Event Tables for Structured Logging & Tracing in Snowflake
- Date
- Tomáš SobotíkLead Data Engineer at Tietoevry
Tracking your data pipeline or application is essential in development. Without proper logging and tracing, maintaining smooth operation is challenging. Alerts are needed to provide context during disturbances. If discrepancies occur, you must trace the issue through the transformation logic. For debugging, gaining insights into your code's behavior is crucial. Examples include needing context information like variable values, output messages, and formula results, typically logged in various forms. Snowflake offers native logging and tracing features using industry-standard libraries, making them accessible for developers. Let's explore how to establish event logging and tracing in Snowflake using these features.
What are Event Tables?
Event tables have been released as public preview in May 2023. They are a special type of Snowflake table with several differences compared to standard tables:
- predefined set of columns which can’t be modified
- used only for tracking logging and tracing data
- you can have only one active event table associated with account
Typical use cases for using event table is capturing logging information from your code handlers used as stored procedures, UDFs or collecting tracing data from native apps.
Working with Event Tables
Enabling event table for your account is done in several steps, as shown in the following image:
1. Create EVENT TABLE
First we have to create an event table. This is done with special CREATE TABLE
statement:
CREATE EVENT TABLE my_db.logging.my_event_table;
You do not have to specify the table columns because it contains predefined list of columns. For now you can have only one active event table for whole account.

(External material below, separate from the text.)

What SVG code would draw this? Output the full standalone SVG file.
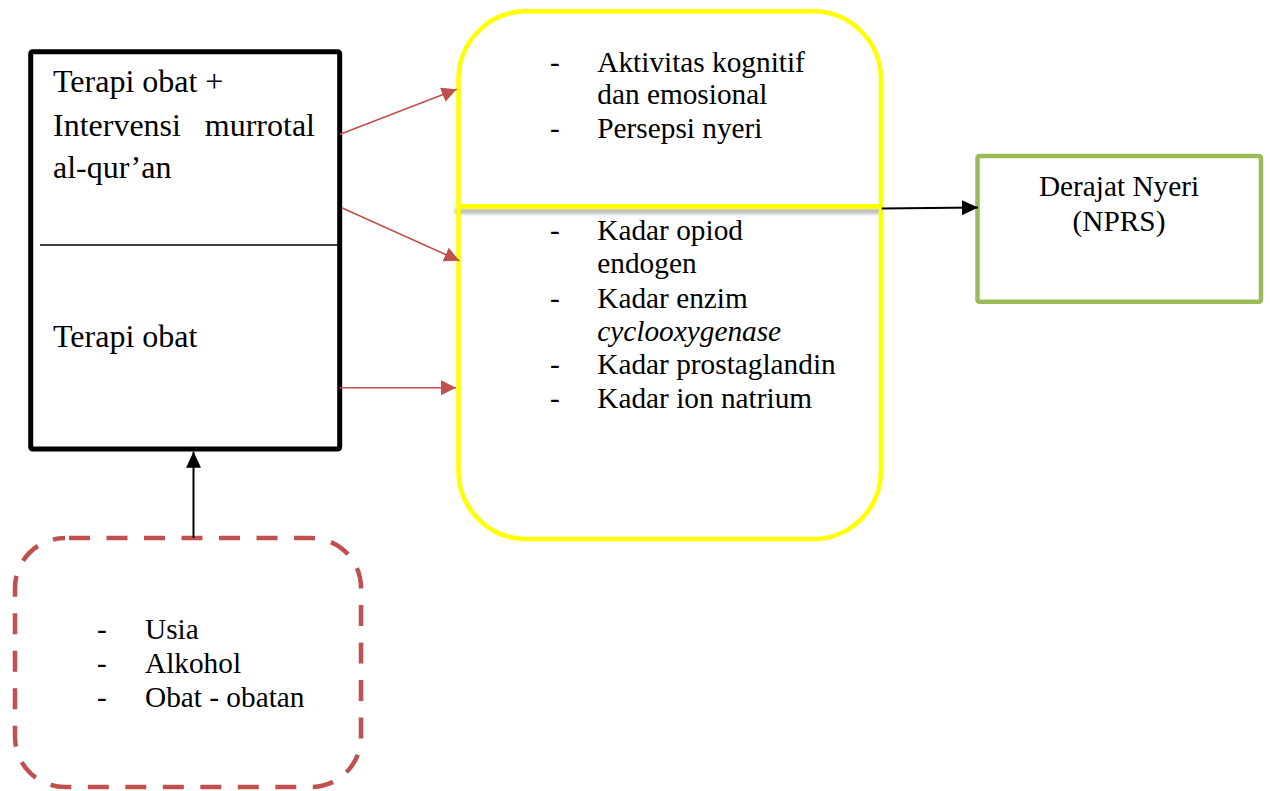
<svg xmlns="http://www.w3.org/2000/svg" width="1270" height="791" viewBox="0 0 1270 791">
  <style>
    .txt { font-family: "Liberation Serif", "Times New Roman", serif; fill: #000; }
    .big { font-size: 32px; }
    .mid { font-size: 29.3px; }
    .red { stroke: #C0504D; stroke-width: 1.6; fill: none; }
    .blk { stroke: #000; stroke-width: 2; fill: none; }
  </style>
  <defs>
    <marker id="redHead" markerUnits="userSpaceOnUse" markerWidth="16" markerHeight="16" refX="15" refY="7.5" orient="auto">
      <path d="M0,0 L15,7.5 L0,15 Z" fill="#C0504D"/>
    </marker>
    <marker id="blkHead" markerUnits="userSpaceOnUse" markerWidth="18" markerHeight="18" refX="16" refY="7.5" orient="auto">
      <path d="M0,0 L16,7.5 L0,15 Z" fill="#000"/>
    </marker>
    <filter id="soft" filterUnits="userSpaceOnUse" x="440" y="195" width="460" height="35">
      <feGaussianBlur stdDeviation="1.5"/>
    </filter>
  </defs>

  <rect width="1270" height="791" fill="#fff"/>

  <!-- Treatment groups -->
  <g id="node-treatment">
    <rect x="30.7" y="51.7" width="309" height="397.3" rx="2" fill="#fff" stroke="#000" stroke-width="5"/>
    <line x1="40" y1="245" x2="338" y2="245" stroke="#000" stroke-width="1.6"/>
    <text class="txt big" x="53" y="92">Terapi obat +</text>
    <text class="txt big" x="53" y="135.5">Intervensi</text>
    <text class="txt big" x="315" y="135.5" text-anchor="end">murrotal</text>
    <text class="txt big" x="53" y="177.5">al-qur’an</text>
    <text class="txt big" x="53" y="347.3">Terapi obat</text>
  </g>

  <!-- Mechanisms -->
  <g id="node-mechanism">
    <rect x="458.5" y="11.3" width="422.5" height="527.7" rx="68" ry="68" fill="#fff"/>
    <!-- soft shadow under the dividing bar -->
    <rect x="455" y="208.5" width="425" height="5.5" fill="#bdbdbd" filter="url(#soft)"/>
    <rect x="458.5" y="11.3" width="422.5" height="527.7" rx="68" ry="68" fill="none" stroke="#FFFF00" stroke-width="4.5"/>
    <line x1="457" y1="206.5" x2="882" y2="206.5" stroke="#FFFF00" stroke-width="5"/>
    <g class="txt mid">
      <text x="550" y="71.7">-</text>
      <text x="597.3" y="71.7">Aktivitas kognitif</text>
      <text x="597.3" y="104.3">dan emosional</text>
      <text x="550" y="137.7">-</text>
      <text x="597.3" y="137.7">Persepsi nyeri</text>
      <text x="550" y="240">-</text>
      <text x="597.3" y="240">Kadar opiod</text>
      <text x="597.3" y="273.3">endogen</text>
      <text x="550" y="307.7">-</text>
      <text x="597.3" y="307.7">Kadar enzim</text>
      <text x="597.3" y="340.7" font-style="italic">cyclooxygenase</text>
      <text x="550" y="374.3">-</text>
      <text x="597.3" y="374.3">Kadar prostaglandin</text>
      <text x="550" y="408.3">-</text>
      <text x="597.3" y="408.3">Kadar ion natrium</text>
    </g>
  </g>

  <!-- Outcome -->
  <g id="node-outcome">
    <rect x="977.5" y="156" width="283.5" height="145.7" rx="2" fill="#fff" stroke="#9BBB59" stroke-width="4.5"/>
    <text class="txt mid" x="1119" y="196" text-anchor="middle">Derajat Nyeri</text>
    <text class="txt mid" x="1119" y="230.7" text-anchor="middle">(NPRS)</text>
  </g>

  <!-- Confounding factors -->
  <g id="node-confounders">
    <rect x="15" y="538" width="346" height="249" rx="50" ry="50" fill="#fff" stroke="#C0504D" stroke-width="4.5" stroke-dasharray="21 16.5" stroke-dashoffset="-4"/>
    <g class="txt mid">
      <text x="97" y="639.3">-</text>
      <text x="145" y="639.3">Usia</text>
      <text x="97" y="672.7">-</text>
      <text x="145" y="672.7">Alkohol</text>
      <text x="97" y="706.7">-</text>
      <text x="145" y="706.7">Obat - obatan</text>
    </g>
  </g>

  <!-- Connectors -->
  <g id="connectors">
    <line class="red" x1="340" y1="134.3" x2="456.7" y2="89.3" marker-end="url(#redHead)"/>
    <line class="red" x1="341.7" y1="207.7" x2="459.3" y2="260.7" marker-end="url(#redHead)"/>
    <line class="red" x1="340" y1="387.7" x2="456" y2="387.7" marker-end="url(#redHead)"/>
    <line class="blk" x1="881.7" y1="208.5" x2="978" y2="207.5" marker-end="url(#blkHead)"/>
    <line class="blk" x1="193.5" y1="538" x2="193.5" y2="451.7" marker-end="url(#blkHead)"/>
  </g>
</svg>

2. Assign the Event table to account
To get event table in use we have to associate it with our account. It’s done with ALTER ACCOUNT
statement, which means it can be done only with ACCOUNTADMIN
role. Plus there is needed to have either OWNERSHIP OR INSERT privileges for the event table.
ALTER ACCOUNT SET EVENT_TABLE = my_db.logging.my_event_table;
3. Start capturing the log events
Now we can enrich the UDF/UDTF or Stored procedure with logging code. Based on your handler language, you can use native logging APIs and libraries.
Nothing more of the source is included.